In a US State Department cable released by the WikiLeaks organisation, Li is quoted telling diplomats Chinese economic growth statistics were "man-made", and saying he looked instead to electricity demand, rail cargo traffic and lending as more accurate indicators.

Li is married to an English literature professor and the family have largely steered clear of the webs of corruption surrounding other leading Chinese officials, although questions have been raised over whether his brother's powerful position at the government tobacco monopoly clashes with Li's role in making health policy.

Since his 2007 appointment to the Standing Committee, Li has maintained a steady, if low-key, schedule of meetings and speeches, with a visit last year to Hong Kong attracting the greatest attention when his unwillingness to meet with political critics seemed to cast him as a typical Chinese leader, tone deaf to public opinion in the former British colony.

In an April speech to the Boao Forum, a gathering of government officials and business leaders in southern China, Li made the case for structural reform of China's economy, citing the need for greater balance, co-ordination and stability. Yet questions remain about his willingness to take on vested interests, particularly in the state-owned enterprises, according to Patrick Chovanec, a business professor at Beijing's Tsinghua University.

"It remains to be seen whether Li will come out as a leader, or just follow a weak, watered-down consensus," Chavonec said.

That demand for consensus severely constrains the scope of any administrative reform, even though Li and the party say they are necessary, according to US Naval Academy China scholar Yu Maochun.
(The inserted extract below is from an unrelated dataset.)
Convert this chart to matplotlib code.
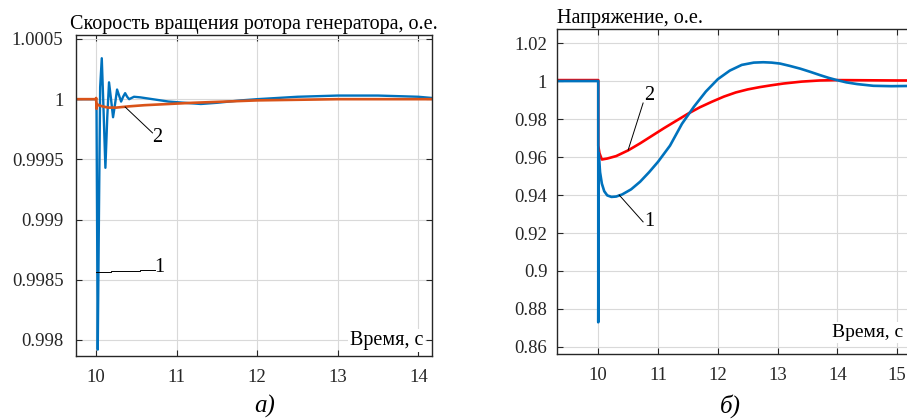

"You can't change the key parts of China's economic structure without fundamentally changing China's political structure, so I don't expect much" from Li, Yu said.

Li Keqiang

* Born in July 1955.

* Was sent as a youth to work in the countryside during Mao's Cultural Revolution.

* In 1998 became China's youngest governor when appointed Governor of Henan.

* Taken into the fold of China's all-powerful standing committee in 2007.

* Took over as Vice-Premier in March, 2008.

* Expected to take over from Wen Jiabao as China's Premier.